- [SUPPLIED MATERIAL]:
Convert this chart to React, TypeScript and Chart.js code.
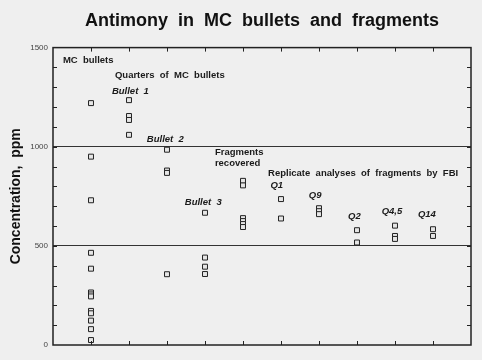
import React, { useEffect, useRef } from 'react';
import { Chart, registerables } from 'chart.js';

Chart.register(...registerables);

// Column positions (category index) for each group
const groupPositions = [1, 2, 3, 4, 5, 6, 7, 8, 9, 10];
// Antimony concentrations, ppm
const mcBullets = [1220, 950, 730, 465, 385, 265, 255, 245, 172, 160, 123, 80, 25];
const bullet1Quarters = [1235, 1155, 1135, 1060];
const bullet2Quarters = [985, 880, 868, 357];
const bullet3Quarters = [667, 441, 395, 358];
const fragmentsRecovered = [828, 805, 640, 625, 610, 595];
const q1 = [736, 638];
const q9 = [690, 675, 660];
const q2 = [579, 517];
const q45 = [602, 550, 535];
const q14 = [584, 550];
const groups = [mcBullets, bullet1Quarters, bullet2Quarters, bullet3Quarters, fragmentsRecovered, q1, q9, q2, q45, q14];

const yTickLabels = [0, 500, 1000, 1500];
const referenceLines = [500, 1000];

const titleText = 'Antimony  in  MC  bullets  and  fragments';
const yTitle = 'Concentration,  ppm';

// Annotation texts: [text, x (category units), y (ppm), align, italic]
const annotations: [string, number, number, CanvasTextAlign, boolean][] = [
  ['MC  bullets', 0.26, 1434, 'left', false],
  ['Quarters  of  MC  bullets', 1.63, 1360, 'left', false],
  ['Bullet  1', 1.55, 1278, 'left', true],
  ['Bullet  2', 2.47, 1035, 'left', true],
  ['Fragments', 4.26, 970, 'left', false],
  ['recovered', 4.26, 914, 'left', false],
  ['Replicate  analyses  of  fragments  by  FBI', 5.66, 864, 'left', false],
  ['Bullet  3', 4.44, 717, 'right', true],
  ['Q1', 5.89, 803, 'center', true],
  ['Q9', 6.9, 753, 'center', true],
  ['Q2', 7.93, 648, 'center', true],
  ['Q4,5', 8.92, 672, 'center', true],
  ['Q14', 9.84, 657, 'center', true],
];

const FONT = '"Liberation Sans", Arial, sans-serif';

const decorPlugin = {
  id: 'decor',
  beforeDraw(chart: any) {
    const { ctx } = chart;
    ctx.save();
    ctx.fillStyle = '#efefef';
    ctx.fillRect(0, 0, chart.width, chart.height);
    ctx.restore();
  },
  afterDraw(chart: any) {
    const { ctx, chartArea: a, scales } = chart;
    const xs = scales.x;
    const ys = scales.y;
    ctx.save();
    ctx.strokeStyle = '#222';
    // frame
    ctx.lineWidth = 1.5;
    ctx.strokeRect(a.left, a.top, a.right - a.left, a.bottom - a.top);
    // inward ticks
    ctx.lineWidth = 1;
    const tl = 4;
    for (const p of groupPositions) {
      const px = Math.round(xs.getPixelForValue(p)) + 0.5;
      ctx.beginPath();
      ctx.moveTo(px, a.bottom);
      ctx.lineTo(px, a.bottom - tl);
      ctx.moveTo(px, a.top);
      ctx.lineTo(px, a.top + tl);
      ctx.stroke();
    }
    for (let v = 100; v < 1500; v += 100) {
      const py = Math.round(ys.getPixelForValue(v)) + 0.5;
      ctx.beginPath();
      ctx.moveTo(a.left, py);
      ctx.lineTo(a.left + tl, py);
      ctx.moveTo(a.right, py);
      ctx.lineTo(a.right - tl, py);
      ctx.stroke();
    }
    // annotations
    ctx.fillStyle = '#1a1a1a';
    ctx.textBaseline = 'middle';
    for (const [text, x, y, align, italic] of annotations) {
      ctx.font = (italic ? 'italic bold ' : 'bold ') + '9.5px ' + FONT;
      ctx.textAlign = align;
      ctx.fillText(text, xs.getPixelForValue(x), ys.getPixelForValue(y));
    }
    ctx.restore();
  },
};

export default function App() {
  const ref = useRef<HTMLCanvasElement | null>(null);
  useEffect(() => {
    if (!ref.current) return;
    const datasets = groups.map((vals, i) => ({
      data: vals.map((v) => ({ x: groupPositions[i], y: v })),
      pointStyle: 'rect' as const,
      pointRadius: 3.5,
      borderWidth: 1,
      borderColor: '#222',
      backgroundColor: '#e6e6e6',
      showLine: false,
    }));
    const chart = new Chart(ref.current, {
      type: 'scatter',
      data: { datasets },
      plugins: [decorPlugin],
      options: {
        animation: false,
        responsive: false,
        devicePixelRatio: 1,
        layout: { padding: { left: 0, right: 11, top: 0, bottom: 15 } },
        plugins: {
          legend: { display: false },
          tooltip: { enabled: false },
          title: {
            display: true,
            text: titleText,
            fullSize: false,
            color: '#111',
            font: { family: FONT, size: 18, weight: 'bold' },
            padding: { top: 10, bottom: 16 },
          },
        },
        scales: {
          x: { type: 'linear', min: 0, max: 11, display: false },
          y: {
            type: 'linear',
            min: 0,
            max: 1500,
            afterFit: (s: any) => { s.width = 53; },
            afterBuildTicks: (s: any) => { s.ticks = yTickLabels.map((v) => ({ value: v })); },
            ticks: {
              color: '#444',
              font: { family: FONT, size: 8 },
              padding: 5,
              callback: (v: any) => String(v),
            },
            grid: {
              drawTicks: false,
              lineWidth: 1,
              color: (c: any) => (c.tick && referenceLines.includes(c.tick.value) ? '#333' : 'transparent'),
            },
            border: { display: false },
            title: {
              display: true,
              text: yTitle,
              color: '#111',
              font: { family: FONT, size: 14, weight: 'bold' },
              padding: { top: 8, bottom: 0 },
            },
          },
        },
      },
    });
    return () => chart.destroy();
  }, []);
  return (
    <div style={{ position: 'fixed', left: 0, top: 0, width: 482, height: 360 }}>
      <canvas ref={ref} width={482} height={360} style={{ display: 'block' }} />
    </div>
  );
}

- [WRITTEN INSTRUCTION]:
Please quote the lines of the material, beginning with the first and ending with the one that contains "q2, q45, q14];", exactly as written and without any pictures.

- [TASK RESULT]:
Convert this chart to React, TypeScript and Chart.js code.
import React, { useEffect, useRef } from 'react';
import { Chart, registerables } from 'chart.js';

Chart.register(...registerables);

// Column positions (category index) for each group
const groupPositions = [1, 2, 3, 4, 5, 6, 7, 8, 9, 10];
// Antimony concentrations, ppm
const mcBullets = [1220, 950, 730, 465, 385, 265, 255, 245, 172, 160, 123, 80, 25];
const bullet1Quarters = [1235, 1155, 1135, 1060];
const bullet2Quarters = [985, 880, 868, 357];
const bullet3Quarters = [667, 441, 395, 358];
const fragmentsRecovered = [828, 805, 640, 625, 610, 595];
const q1 = [736, 638];
const q9 = [690, 675, 660];
const q2 = [579, 517];
const q45 = [602, 550, 535];
const q14 = [584, 550];
const groups = [mcBullets, bullet1Quarters, bullet2Quarters, bullet3Quarters, fragmentsRecovered, q1, q9, q2, q45, q14];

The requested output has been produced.